Nguyen Nam Son’s silk painting 'Thon Nu Bac Ky' (Peasants of Tonkin) sold for 205,000 euros (more than VND 5.7 billion VND) which far exceeded its expected price of 35,000-50,000 euros.

The auction, which was held by the Aguttes auction house, took place yesterday afternoon, featuring 73 paintings, 19 of which were from Vietnamese painters including Le Pho, Mai Trung Thu, and Vu Cao Dam. A majority of the paintings sold for more than their estimated values, including one by Le Pho that reached €300,000.

Nguyen Nam Son's 'Thon Nu Bac Ky' in full. Image via The Thao Van Hoa.

Nguyen Nam Son (1870 - 1937), whose real name is Nguyen Van Tho, is one of the most renowned and influential Vietnamese painters of the 21st century.
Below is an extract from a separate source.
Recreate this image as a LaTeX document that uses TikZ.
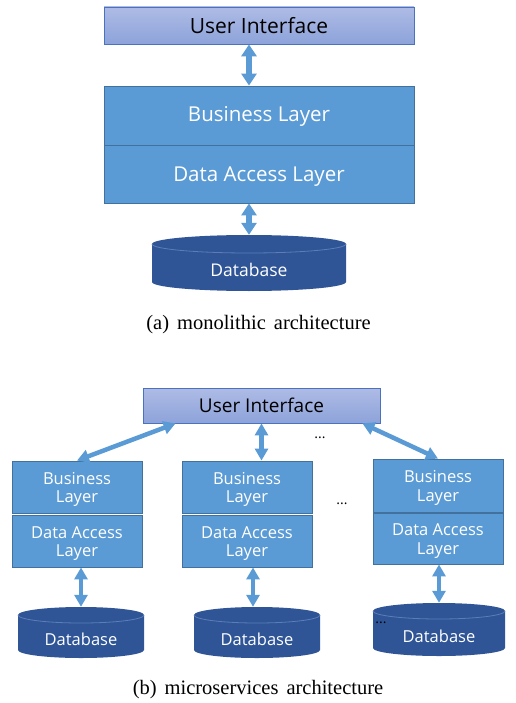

During his nearly six-decade-long career, he painted more than 400 pieces and was a co-initiator of the Indochine Fine Arts College in Hanoi which trained some of the country’s most important artists including the other painters featured in this auction.

'Thon Nu Bac Ky' depicts three women working during banana harvest. Clad in traditional clothing, the women are surrounded by the lush, green and turquoise scenery typical of Northern forests. Their expressions exude both delicacy and determination. The 65cm x 52.5cm ink on silk painting combines common “Asian heritage” with “Western teachings,” according to the auction’s official guide.
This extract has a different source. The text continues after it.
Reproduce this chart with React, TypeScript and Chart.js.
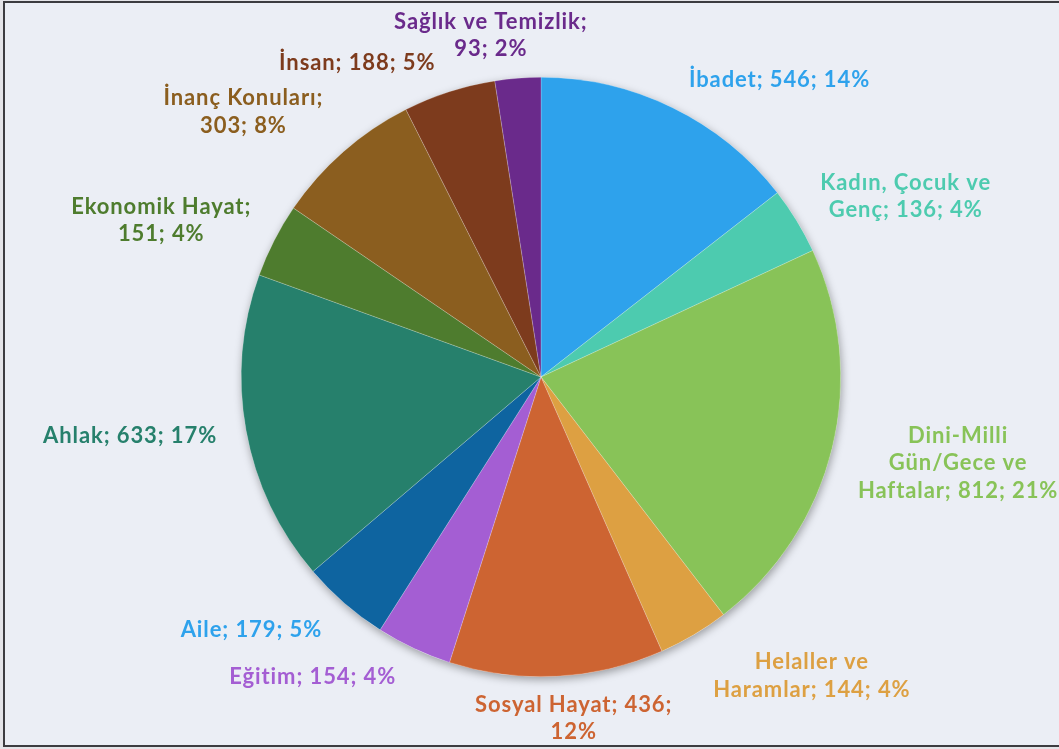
import React, { useEffect, useRef } from "react";
import { Chart, registerables } from "chart.js";

Chart.register(...registerables);

const categories = [
  "İbadet",
  "Kadın, Çocuk ve Genç",
  "Dini-Milli Gün/Gece ve Haftalar",
  "Helaller ve Haramlar",
  "Sosyal Hayat",
  "Eğitim",
  "Aile",
  "Ahlak",
  "Ekonomik Hayat",
  "İnanç Konuları",
  "İnsan",
  "Sağlık ve Temizlik",
];
const counts = [546, 136, 812, 144, 436, 154, 179, 633, 151, 303, 188, 93];
const percentLabels = ["14%", "4%", "21%", "4%", "12%", "4%", "5%", "17%", "4%", "8%", "5%", "2%"];

// label line breaks (text only)
const labelLines: string[][] = [
  ["İbadet; 546; 14%"],
  ["Kadın, Çocuk ve", "Genç; 136; 4%"],
  ["Dini-Milli", "Gün/Gece ve", "Haftalar; 812; 21%"],
  ["Helaller ve", "Haramlar; 144; 4%"],
  ["Sosyal Hayat; 436;", "12%"],
  ["Eğitim; 154; 4%"],
  ["Aile; 179; 5%"],
  ["Ahlak; 633; 17%"],
  ["Ekonomik Hayat;", "151; 4%"],
  ["İnanç Konuları;", "303; 8%"],
  ["İnsan; 188; 5%"],
  ["Sağlık ve Temizlik;", "93; 2%"],
];

const sliceColors = [
  "#2EA2EC", "#4DCBAF", "#88C358", "#DDA042", "#CD6432", "#A45ED3",
  "#0E64A0", "#26806C", "#4E7C2E", "#8B5E1F", "#7D3B1D", "#6A2A8B",
];
const labelColors = [
  "#2EA2EC", "#4DCBAF", "#88C358", "#DDA042", "#CD6432", "#A45ED3",
  "#2EA2EC", "#26806C", "#4E7C2E", "#8B5E1F", "#7D3B1D", "#6A2A8B",
];

// label nudges relative to the slice's outer mid point (layout only)
const labelNudge: [number, number][] = [
  [107, -28], [109, -24], [126, 15], [118, 41], [17, 42], [-101, 29],
  [-93, 27], [-116, 5], [-113, -20], [-100, -40], [-92, -29], [-27, -43],
];

const BG = "#EBEEF5";
const FONT = "bold 22px Lato, 'DejaVu Sans', sans-serif";
const LINE_H = 27.5;

const framePlugin = {
  id: "frame",
  beforeDraw(chart: any) {
    const ctx = chart.ctx;
    const w = chart.width;
    const h = chart.height;
    ctx.save();
    ctx.fillStyle = "#E4E4E8";
    ctx.fillRect(0, 0, w, h);
    ctx.fillStyle = BG;
    ctx.fillRect(4, 1, w - 4, h - 3);
    ctx.strokeStyle = "#3C3C40";
    ctx.lineWidth = 2;
    ctx.beginPath();
    ctx.moveTo(w, 2);
    ctx.lineTo(4, 2);
    ctx.lineTo(4, h - 3);
    ctx.lineTo(w, h - 3);
    ctx.stroke();
    ctx.restore();
  },
  beforeDatasetsDraw(chart: any) {
    const arc = chart.getDatasetMeta(0).data[0];
    if (!arc) return;
    const ctx = chart.ctx;
    ctx.save();
    ctx.shadowColor = "rgba(0,0,0,0.35)";
    ctx.shadowBlur = 9;
    ctx.shadowOffsetX = 1;
    ctx.shadowOffsetY = 3;
    ctx.fillStyle = BG;
    ctx.beginPath();
    ctx.arc(arc.x, arc.y, arc.outerRadius, 0, Math.PI * 2);
    ctx.fill();
    ctx.restore();
  },
};

const labelPlugin = {
  id: "sliceLabels",
  afterDatasetsDraw(chart: any) {
    const ctx = chart.ctx;
    const meta = chart.getDatasetMeta(0);
    ctx.save();
    ctx.font = FONT;
    try { (ctx as any).letterSpacing = "0.9px"; } catch (e) {}
    ctx.textAlign = "center";
    ctx.textBaseline = "middle";
    meta.data.forEach((arc: any, i: number) => {
      const mid = (arc.startAngle + arc.endAngle) / 2;
      const ex = arc.x + Math.cos(mid) * arc.outerRadius;
      const ey = arc.y + Math.sin(mid) * arc.outerRadius;
      const cx = ex + labelNudge[i][0];
      const cy = ey + labelNudge[i][1];
      const lines = labelLines[i];
      const top = cy - ((lines.length - 1) * LINE_H) / 2;
      ctx.fillStyle = labelColors[i];
      lines.forEach((ln, k) => ctx.fillText(ln, cx, top + k * LINE_H));
    });
    ctx.restore();
  },
};

export default function App() {
  const ref = useRef<HTMLCanvasElement | null>(null);
  useEffect(() => {
    if (!ref.current) return;
    const chart = new Chart(ref.current, {
      type: "pie",
      data: {
        labels: categories,
        datasets: [
          {
            data: counts,
            backgroundColor: sliceColors,
            borderColor: "rgba(255,255,255,0.35)",
            borderWidth: 0.6,
          },
        ],
      },
      options: {
        responsive: false,
        animation: false,
        layout: { padding: { top: 77, bottom: 72, left: 241, right: 218 } },
        plugins: {
          legend: { display: false },
          tooltip: { enabled: false },
        },
      },
      plugins: [framePlugin, labelPlugin],
    });
    return () => chart.destroy();
  }, []);
  return (
    <div style={{ position: "fixed", left: 0, top: 0, width: 1059, height: 749 }}>
      <canvas ref={ref} width={1059} height={749} style={{ display: "block", width: 1059, height: 749 }} />
    </div>
  );
}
This work, completed at the end of the painter's life in 1935, is important in part because of its medium. Nguyen is considered the forefather of silk painting in Vietnam, even though he did not learn the technique until 1928 while studying in China. Researcher Ngo Kim Khoi notes “though he did not specialise in silk painting, the audience can see delicate lines on the painting. The colours seem to go through the texture of the silk background.”

The painting had been held in a private Hanoi collection for the past 50 years. The identity of its new owner has not been revealed, but it is unlikely it was sold to a Vietnamese museum or will be available for public viewing by Vietnamese audiences anytime soon.